I see the hands of many gods in my life these days, but I can’t seem to bring myself to reach out and touch Them.

Back in the Swing of Things.

When I became a priest nearly two years ago, I didn’t think much about how my interaction with the Unseen world would change. Mostly, that was because I wasn’t concentrating on the Unseen world. I knew what it was, but I didn’t stick my nose in it much. This had become the norm for me, after years of slowly abandoning a practice of what many would call “good spiritual hygiene”: regular grounding, centering, and psychic shielding. At the outset of my investigation into Kemetic Orthodoxy, I decided to abandon such things. There was no mention of psychic shielding in antiquity, so how could it possibly be useful to me?

Fast forward to this fall. I am pushed to take a few steps back from my work with the gods due to family illness and personal reasons. I don’t feel any different, save for feeling guilty that I can’t uphold my duties.

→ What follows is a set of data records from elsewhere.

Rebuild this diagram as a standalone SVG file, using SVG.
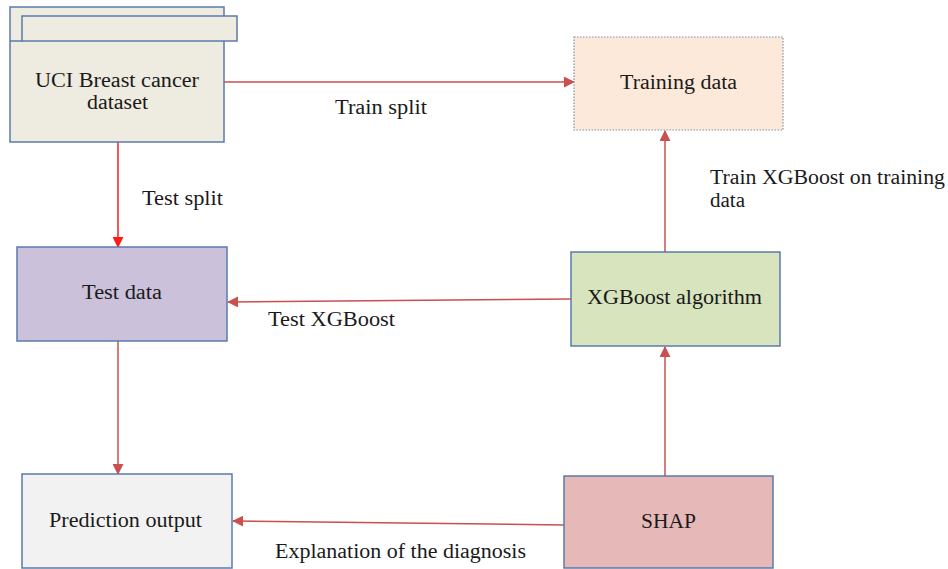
<svg xmlns="http://www.w3.org/2000/svg" width="948" height="569" viewBox="0 0 948 569">
  <style>
    .box { stroke: #5a7bab; stroke-width: 1.5; }
    .lbl { font-family: 'Liberation Serif', 'Times New Roman', serif; font-size: 20px; fill: #1a1a1a; }
    .conn { stroke: #c9504d; stroke-width: 1.5; fill: none; }
    .conn-red { stroke: #ff1a1a; stroke-width: 1.5; fill: none; }
  </style>
  <defs>
    <marker id="arr" viewBox="0 0 12 12" refX="11" refY="6" markerWidth="11" markerHeight="11" markerUnits="userSpaceOnUse" orient="auto">
      <path d="M0,0 L12,6 L0,12 z" fill="#c9504d"/>
    </marker>
    <marker id="arr-red" viewBox="0 0 12 12" refX="11" refY="6" markerWidth="11" markerHeight="11" markerUnits="userSpaceOnUse" orient="auto">
      <path d="M0,0 L12,6 L0,12 z" fill="#ff1a1a"/>
    </marker>
  </defs>

  <rect width="948" height="569" fill="#ffffff"/>

  <!-- connectors -->
  <g id="connectors">
    <line class="conn" x1="224" y1="82" x2="574" y2="82" marker-end="url(#arr)"/>
    <line class="conn-red" x1="118" y1="142" x2="118" y2="247" marker-end="url(#arr-red)"/>
    <line class="conn" x1="665" y1="252" x2="665" y2="131" marker-end="url(#arr)"/>
    <line class="conn" x1="571" y1="299" x2="228" y2="302" marker-end="url(#arr)"/>
    <line class="conn" x1="118" y1="341" x2="118" y2="474" marker-end="url(#arr)"/>
    <line class="conn" x1="665" y1="476" x2="665" y2="347" marker-end="url(#arr)"/>
    <line class="conn" x1="564" y1="525" x2="233" y2="521" marker-end="url(#arr)"/>
  </g>

  <!-- connector labels -->
  <g id="connector-labels">
    <text class="lbl" x="335" y="114" textLength="92" lengthAdjust="spacingAndGlyphs">Train split</text>
    <text class="lbl" x="142" y="205" textLength="81" lengthAdjust="spacingAndGlyphs">Test split</text>
    <text class="lbl" x="710" y="184" textLength="235" lengthAdjust="spacingAndGlyphs">Train XGBoost on training</text>
    <text class="lbl" x="710" y="207" textLength="35" lengthAdjust="spacingAndGlyphs">data</text>
    <text class="lbl" x="268" y="326" textLength="127" lengthAdjust="spacingAndGlyphs">Test XGBoost</text>
    <text class="lbl" x="275" y="558" textLength="251" lengthAdjust="spacingAndGlyphs">Explanation of the diagnosis</text>
  </g>

  <!-- stacked dataset node -->
  <g id="node-dataset">
    <rect class="box" x="10" y="7" width="214" height="135" fill="#eeebe0"/>
    <rect class="box" x="22" y="16" width="215" height="25" fill="#eeebe0"/>
    <line class="box" x1="10" y1="41" x2="22" y2="41"/>
    <text class="lbl" x="35" y="87" textLength="164" lengthAdjust="spacingAndGlyphs">UCI Breast cancer</text>
    <text class="lbl" x="87" y="109" textLength="61" lengthAdjust="spacingAndGlyphs">dataset</text>
  </g>

  <g id="node-training">
    <rect x="574" y="37" width="209" height="93" fill="#fde9d9" stroke="#7f8fa8" stroke-width="1.2" stroke-dasharray="1.5,1.5"/>
    <text class="lbl" x="620" y="89" textLength="117" lengthAdjust="spacingAndGlyphs">Training data</text>
  </g>

  <g id="node-test">
    <rect class="box" x="17" y="247" width="210" height="94" fill="#ccc1da"/>
    <text class="lbl" x="82" y="299" textLength="80" lengthAdjust="spacingAndGlyphs">Test data</text>
  </g>

  <g id="node-xgboost">
    <rect class="box" x="571" y="252" width="209" height="94" fill="#d7e4bd"/>
    <text class="lbl" x="587" y="304" textLength="175" lengthAdjust="spacingAndGlyphs">XGBoost algorithm</text>
  </g>

  <g id="node-prediction">
    <rect class="box" x="22" y="474" width="210" height="94" fill="#f2f2f2"/>
    <text class="lbl" x="49" y="527" textLength="153" lengthAdjust="spacingAndGlyphs">Prediction output</text>
  </g>

  <g id="node-shap">
    <rect class="box" x="564" y="476" width="209" height="92" fill="#e6b9b8"/>
    <text class="lbl" x="641" y="528" textLength="55" lengthAdjust="spacingAndGlyphs">SHAP</text>
  </g>
</svg>
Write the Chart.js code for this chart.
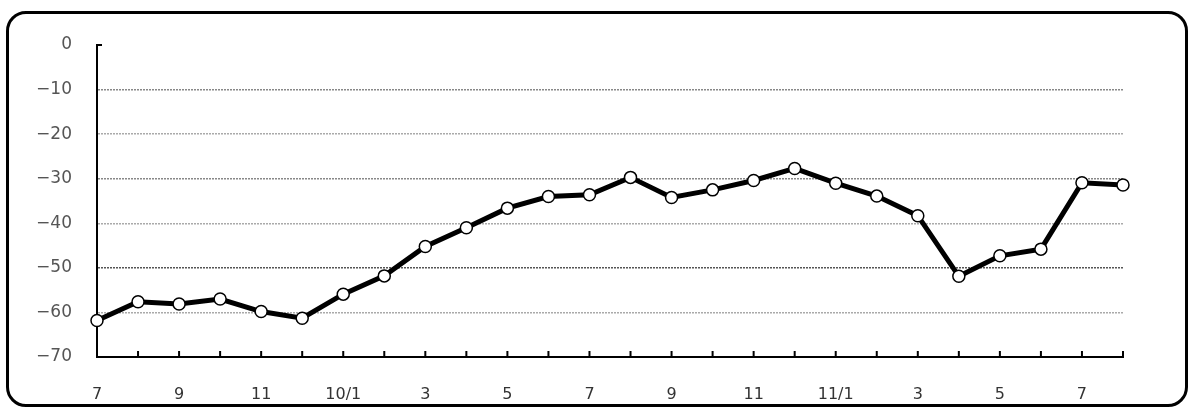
<!DOCTYPE html>
<html>
<head>
<meta charset="utf-8">
<script src="https://cdn.jsdelivr.net/npm/chart.js@4"></script>
<style>
  html, body { margin: 0; padding: 0; background: #fff; }
  #wrap { position: relative; width: 1189px; height: 409px; }
  #frame {
    position: absolute; left: 6px; top: 11px; width: 1182px; height: 396px;
    box-sizing: border-box; border: 3px solid #000; border-radius: 20px;
    pointer-events: none;
  }
  canvas { position: absolute; left: 0; top: 0; }
</style>
</head>
<body>
<div id="wrap">
  <canvas id="c" width="1189" height="409"></canvas>
  <div id="frame"></div>
</div>
<script>
// Monthly readings, 2009/7 through 2011/8
const months = ['7','8','9','10','11','12',
                '10/1','2','3','4','5','6','7','8','9','10','11','12',
                '11/1','2','3','4','5','6','7','8'];
const values = [-61.8, -57.6, -58.1, -57.0, -59.8, -61.3,
                -55.9, -51.8, -45.2, -41.0, -36.6, -34.0, -33.6, -29.7, -34.2, -32.5, -30.4, -27.7,
                -31.0, -33.9, -38.3, -51.9, -47.3, -45.8, -30.9, -31.4];
const yMin = -70, yMax = 0, yStep = 10;

// Short tick marks pointing into the plot area
const innerTicks = {
  id: 'innerTicks',
  afterDraw(chart) {
    const ctx = chart.ctx;
    const xs = chart.scales.x, ys = chart.scales.y;
    ctx.save();
    ctx.strokeStyle = '#000';
    ctx.lineWidth = 2;
    ctx.beginPath();
    const bottom = ys.getPixelForValue(yMin);
    xs.ticks.forEach((t, i) => {
      const px = xs.getPixelForTick(i);
      ctx.moveTo(px, bottom);
      ctx.lineTo(px, bottom - 6);
    });
    const top = ys.getPixelForValue(yMax);
    ctx.moveTo(xs.left - 1, top);
    ctx.lineTo(xs.left + 5, top);
    ctx.stroke();
    ctx.restore();
  }
};

new Chart(document.getElementById('c'), {
  type: 'line',
  data: {
    labels: months,
    datasets: [{
      data: values,
      borderColor: '#000',
      borderWidth: 5,
      tension: 0,
      pointRadius: 6,
      pointBackgroundColor: '#fff',
      pointBorderColor: '#000',
      pointBorderWidth: 1.5,
      clip: false
    }]
  },
  options: {
    responsive: false,
    animation: false,
    events: [],
    layout: { padding: { left: 0, top: 45, right: 66, bottom: 0 } },
    plugins: { legend: { display: false }, tooltip: { enabled: false } },
    scales: {
      x: {
        offset: false,
        afterFit(s) { s.height = 52; },
        border: { display: true, color: '#000', width: 2 },
        grid: { display: false, drawTicks: false },
        ticks: {
          autoSkip: false, maxRotation: 0, padding: 28,
          color: '#333',
          font: { family: 'DejaVu Sans', size: 16 },
          callback(v, i) { return i % 2 === 0 ? months[i] : ''; }
        }
      },
      y: {
        min: yMin, max: yMax,
        afterFit(s) { s.width = 97; },
        border: { display: true, color: '#000', width: 2, dash: [2, 1] },
        grid: {
          drawTicks: false,
          lineWidth: 1.5,
          color(ctx) {
            const v = ctx.tick && ctx.tick.value;
            if (v === yMin || v === yMax) return 'rgba(0,0,0,0)';
            if (v === -50) return '#555';
            if (v === -30 || v === -10) return '#888';
            return '#aaa';
          }
        },
        ticks: {
          stepSize: yStep, padding: 25,
          color: '#555',
          font: { family: 'DejaVu Sans', size: 17 },
          callback(v) { return String(v).replace('-', '\u2212'); }
        }
      }
    }
  },
  plugins: [innerTicks]
});
</script>
</body>
</html>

I slowly spend less and less time on anything spiritual, doing only the bare minimum needed to get my work done – until one day in February, when I walked into a local woo-shop and found myself informed that I needed to work on grounding and shielding myself. Well.

Following that, I found myself moving back in a direction of spiritual hygiene. I started to practice regular grounding. I kept a check on my Unseen self. I made my way to my shrine more often, doing more and more work with the gods (though not without potholes and pitfalls!) – until this month, when I finally made my way back to full time work.

As I stepped back up to the plate, I found myself amazed at how vivid all of my experiences in shrine felt all of a sudden. Suddenly, I could feel the energy of the rituals I perform pouring over the shrine; I could feel the purifications and the reversion of offerings. In a way it was like watching my actions burst into a life of their own.

I don’t know why it feels so different this time around. I have two suspicions: one, that I came to the priesthood already making regular worship of the gods, and therefore was already acclimated to being in the Divine presence; two, that I have combined my worship practices with exercises that will naturally heighten my perception of things Unseen, and therefore make me more acutely aware of the goings on. Or alternatively: both.

All of this has certainly drawn my attention to just how far I have climbed from the depths of existential angst that I tumbled into in November 2010. I can see the Gods. I can feel Their presences. I know They live, They are a part of my life, and I honor Them. I pray that all of you may know Them as deeply and as fully as you seek.